Every record must be written out once more, with nothing added or omitted.

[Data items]
----------------

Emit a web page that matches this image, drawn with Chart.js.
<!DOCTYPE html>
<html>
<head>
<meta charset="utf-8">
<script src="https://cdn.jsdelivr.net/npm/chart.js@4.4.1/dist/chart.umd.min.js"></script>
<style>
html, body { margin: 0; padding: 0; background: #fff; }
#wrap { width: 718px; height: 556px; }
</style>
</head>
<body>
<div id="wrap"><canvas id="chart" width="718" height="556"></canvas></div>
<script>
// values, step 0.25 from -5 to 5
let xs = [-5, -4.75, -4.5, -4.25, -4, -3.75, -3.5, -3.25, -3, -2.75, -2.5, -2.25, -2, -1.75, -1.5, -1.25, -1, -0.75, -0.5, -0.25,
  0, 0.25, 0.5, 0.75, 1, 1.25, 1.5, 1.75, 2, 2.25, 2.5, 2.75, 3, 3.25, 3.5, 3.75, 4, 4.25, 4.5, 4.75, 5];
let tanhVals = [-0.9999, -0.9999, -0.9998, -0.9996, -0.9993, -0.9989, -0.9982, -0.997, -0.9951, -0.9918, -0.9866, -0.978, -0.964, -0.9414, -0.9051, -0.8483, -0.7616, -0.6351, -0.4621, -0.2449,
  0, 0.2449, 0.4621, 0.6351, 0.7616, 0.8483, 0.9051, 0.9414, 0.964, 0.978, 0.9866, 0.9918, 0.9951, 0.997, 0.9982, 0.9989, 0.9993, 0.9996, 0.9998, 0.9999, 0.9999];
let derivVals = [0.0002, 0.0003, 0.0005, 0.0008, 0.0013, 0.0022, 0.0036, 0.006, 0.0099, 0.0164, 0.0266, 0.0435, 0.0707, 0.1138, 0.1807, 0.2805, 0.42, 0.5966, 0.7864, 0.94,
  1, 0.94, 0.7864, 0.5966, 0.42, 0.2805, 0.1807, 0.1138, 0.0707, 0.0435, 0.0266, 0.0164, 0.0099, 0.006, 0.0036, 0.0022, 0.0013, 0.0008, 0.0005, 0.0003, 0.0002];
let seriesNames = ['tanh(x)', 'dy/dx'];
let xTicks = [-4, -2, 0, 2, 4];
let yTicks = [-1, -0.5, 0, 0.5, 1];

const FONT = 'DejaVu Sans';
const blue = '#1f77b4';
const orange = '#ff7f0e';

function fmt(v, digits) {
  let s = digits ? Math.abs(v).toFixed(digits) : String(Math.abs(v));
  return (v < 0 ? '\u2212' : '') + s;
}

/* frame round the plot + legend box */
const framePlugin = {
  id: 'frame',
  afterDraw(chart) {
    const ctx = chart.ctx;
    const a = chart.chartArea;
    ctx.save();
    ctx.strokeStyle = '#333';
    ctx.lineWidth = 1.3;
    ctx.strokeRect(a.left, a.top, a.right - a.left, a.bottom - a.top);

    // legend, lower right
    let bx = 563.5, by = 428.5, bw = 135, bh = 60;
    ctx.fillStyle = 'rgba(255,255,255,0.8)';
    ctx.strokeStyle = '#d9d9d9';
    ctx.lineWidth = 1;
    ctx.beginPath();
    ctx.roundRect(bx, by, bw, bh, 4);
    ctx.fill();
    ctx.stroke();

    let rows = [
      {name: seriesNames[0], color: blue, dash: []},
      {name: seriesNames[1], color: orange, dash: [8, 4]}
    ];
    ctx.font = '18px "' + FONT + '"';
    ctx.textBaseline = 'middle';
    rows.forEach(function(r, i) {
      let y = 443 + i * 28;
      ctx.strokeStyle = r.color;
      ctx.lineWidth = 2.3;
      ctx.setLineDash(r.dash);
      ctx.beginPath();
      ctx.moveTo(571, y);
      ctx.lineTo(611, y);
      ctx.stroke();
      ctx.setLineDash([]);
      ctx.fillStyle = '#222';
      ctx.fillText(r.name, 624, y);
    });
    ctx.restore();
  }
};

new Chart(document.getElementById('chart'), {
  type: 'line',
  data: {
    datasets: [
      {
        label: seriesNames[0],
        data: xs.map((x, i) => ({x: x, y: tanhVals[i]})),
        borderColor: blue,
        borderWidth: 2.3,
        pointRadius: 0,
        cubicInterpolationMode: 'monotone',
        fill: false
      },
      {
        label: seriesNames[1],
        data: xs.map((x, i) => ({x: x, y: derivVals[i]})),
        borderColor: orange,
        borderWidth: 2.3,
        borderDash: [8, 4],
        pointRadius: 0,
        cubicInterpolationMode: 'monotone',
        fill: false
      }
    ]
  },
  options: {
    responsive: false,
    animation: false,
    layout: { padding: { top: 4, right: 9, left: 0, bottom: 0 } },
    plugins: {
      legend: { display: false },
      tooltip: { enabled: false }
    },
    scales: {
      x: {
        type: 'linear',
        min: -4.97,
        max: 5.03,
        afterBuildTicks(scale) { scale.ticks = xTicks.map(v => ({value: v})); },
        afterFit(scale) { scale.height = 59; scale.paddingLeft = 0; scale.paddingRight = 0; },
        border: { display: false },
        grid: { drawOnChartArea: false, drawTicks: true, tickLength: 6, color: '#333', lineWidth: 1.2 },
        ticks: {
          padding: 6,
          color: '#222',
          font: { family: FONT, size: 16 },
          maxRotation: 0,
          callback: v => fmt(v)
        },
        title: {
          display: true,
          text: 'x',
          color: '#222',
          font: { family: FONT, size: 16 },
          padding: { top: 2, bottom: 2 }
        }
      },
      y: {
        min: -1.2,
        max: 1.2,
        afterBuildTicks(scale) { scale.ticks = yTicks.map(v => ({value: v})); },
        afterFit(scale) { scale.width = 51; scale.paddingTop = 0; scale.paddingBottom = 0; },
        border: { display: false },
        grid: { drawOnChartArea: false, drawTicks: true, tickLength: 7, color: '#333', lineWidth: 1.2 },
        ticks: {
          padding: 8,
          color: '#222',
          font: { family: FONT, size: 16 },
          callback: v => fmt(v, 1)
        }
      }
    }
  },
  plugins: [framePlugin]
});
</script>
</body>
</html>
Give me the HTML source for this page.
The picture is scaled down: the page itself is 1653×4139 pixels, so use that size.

----------------

THE SOLUTION =
Emit a web page that matches this image, drawn with Chart.js.
<!DOCTYPE html>
<html>
<head>
<meta charset="utf-8">
<script src="https://cdn.jsdelivr.net/npm/chart.js@4.4.1/dist/chart.umd.min.js"></script>
<style>
html, body { margin: 0; padding: 0; background: #fff; }
#wrap { width: 718px; height: 556px; }
</style>
</head>
<body>
<div id="wrap"><canvas id="chart" width="718" height="556"></canvas></div>
<script>
// values, step 0.25 from -5 to 5
let xs = [-5, -4.75, -4.5, -4.25, -4, -3.75, -3.5, -3.25, -3, -2.75, -2.5, -2.25, -2, -1.75, -1.5, -1.25, -1, -0.75, -0.5, -0.25,
  0, 0.25, 0.5, 0.75, 1, 1.25, 1.5, 1.75, 2, 2.25, 2.5, 2.75, 3, 3.25, 3.5, 3.75, 4, 4.25, 4.5, 4.75, 5];
let tanhVals = [-0.9999, -0.9999, -0.9998, -0.9996, -0.9993, -0.9989, -0.9982, -0.997, -0.9951, -0.9918, -0.9866, -0.978, -0.964, -0.9414, -0.9051, -0.8483, -0.7616, -0.6351, -0.4621, -0.2449,
  0, 0.2449, 0.4621, 0.6351, 0.7616, 0.8483, 0.9051, 0.9414, 0.964, 0.978, 0.9866, 0.9918, 0.9951, 0.997, 0.9982, 0.9989, 0.9993, 0.9996, 0.9998, 0.9999, 0.9999];
let derivVals = [0.0002, 0.0003, 0.0005, 0.0008, 0.0013, 0.0022, 0.0036, 0.006, 0.0099, 0.0164, 0.0266, 0.0435, 0.0707, 0.1138, 0.1807, 0.2805, 0.42, 0.5966, 0.7864, 0.94,
  1, 0.94, 0.7864, 0.5966, 0.42, 0.2805, 0.1807, 0.1138, 0.0707, 0.0435, 0.0266, 0.0164, 0.0099, 0.006, 0.0036, 0.0022, 0.0013, 0.0008, 0.0005, 0.0003, 0.0002];
let seriesNames = ['tanh(x)', 'dy/dx'];
let xTicks = [-4, -2, 0, 2, 4];
let yTicks = [-1, -0.5, 0, 0.5, 1];

const FONT = 'DejaVu Sans';
const blue = '#1f77b4';
const orange = '#ff7f0e';

function fmt(v, digits) {
  let s = digits ? Math.abs(v).toFixed(digits) : String(Math.abs(v));
  return (v < 0 ? '\u2212' : '') + s;
}

/* frame round the plot + legend box */
const framePlugin = {
  id: 'frame',
  afterDraw(chart) {
    const ctx = chart.ctx;
    const a = chart.chartArea;
    ctx.save();
    ctx.strokeStyle = '#333';
    ctx.lineWidth = 1.3;
    ctx.strokeRect(a.left, a.top, a.right - a.left, a.bottom - a.top);

    // legend, lower right
    let bx = 563.5, by = 428.5, bw = 135, bh = 60;
    ctx.fillStyle = 'rgba(255,255,255,0.8)';
    ctx.strokeStyle = '#d9d9d9';
    ctx.lineWidth = 1;
    ctx.beginPath();
    ctx.roundRect(bx, by, bw, bh, 4);
    ctx.fill();
    ctx.stroke();

    let rows = [
      {name: seriesNames[0], color: blue, dash: []},
      {name: seriesNames[1], color: orange, dash: [8, 4]}
    ];
    ctx.font = '18px "' + FONT + '"';
    ctx.textBaseline = 'middle';
    rows.forEach(function(r, i) {
      let y = 443 + i * 28;
      ctx.strokeStyle = r.color;
      ctx.lineWidth = 2.3;
      ctx.setLineDash(r.dash);
      ctx.beginPath();
      ctx.moveTo(571, y);
      ctx.lineTo(611, y);
      ctx.stroke();
      ctx.setLineDash([]);
      ctx.fillStyle = '#222';
      ctx.fillText(r.name, 624, y);
    });
    ctx.restore();
  }
};

new Chart(document.getElementById('chart'), {
  type: 'line',
  data: {
    datasets: [
      {
        label: seriesNames[0],
        data: xs.map((x, i) => ({x: x, y: tanhVals[i]})),
        borderColor: blue,
        borderWidth: 2.3,
        pointRadius: 0,
        cubicInterpolationMode: 'monotone',
        fill: false
      },
      {
        label: seriesNames[1],
        data: xs.map((x, i) => ({x: x, y: derivVals[i]})),
        borderColor: orange,
        borderWidth: 2.3,
        borderDash: [8, 4],
        pointRadius: 0,
        cubicInterpolationMode: 'monotone',
        fill: false
      }
    ]
  },
  options: {
    responsive: false,
    animation: false,
    layout: { padding: { top: 4, right: 9, left: 0, bottom: 0 } },
    plugins: {
      legend: { display: false },
      tooltip: { enabled: false }
    },
    scales: {
      x: {
        type: 'linear',
        min: -4.97,
        max: 5.03,
        afterBuildTicks(scale) { scale.ticks = xTicks.map(v => ({value: v})); },
        afterFit(scale) { scale.height = 59; scale.paddingLeft = 0; scale.paddingRight = 0; },
        border: { display: false },
        grid: { drawOnChartArea: false, drawTicks: true, tickLength: 6, color: '#333', lineWidth: 1.2 },
        ticks: {
          padding: 6,
          color: '#222',
          font: { family: FONT, size: 16 },
          maxRotation: 0,
          callback: v => fmt(v)
        },
        title: {
          display: true,
          text: 'x',
          color: '#222',
          font: { family: FONT, size: 16 },
          padding: { top: 2, bottom: 2 }
        }
      },
      y: {
        min: -1.2,
        max: 1.2,
        afterBuildTicks(scale) { scale.ticks = yTicks.map(v => ({value: v})); },
        afterFit(scale) { scale.width = 51; scale.paddingTop = 0; scale.paddingBottom = 0; },
        border: { display: false },
        grid: { drawOnChartArea: false, drawTicks: true, tickLength: 7, color: '#333', lineWidth: 1.2 },
        ticks: {
          padding: 8,
          color: '#222',
          font: { family: FONT, size: 16 },
          callback: v => fmt(v, 1)
        }
      }
    }
  },
  plugins: [framePlugin]
});
</script>
</body>
</html>
Give me the HTML source for this page.
The picture is scaled down: the page itself is 1653×4139 pixels, so use that size.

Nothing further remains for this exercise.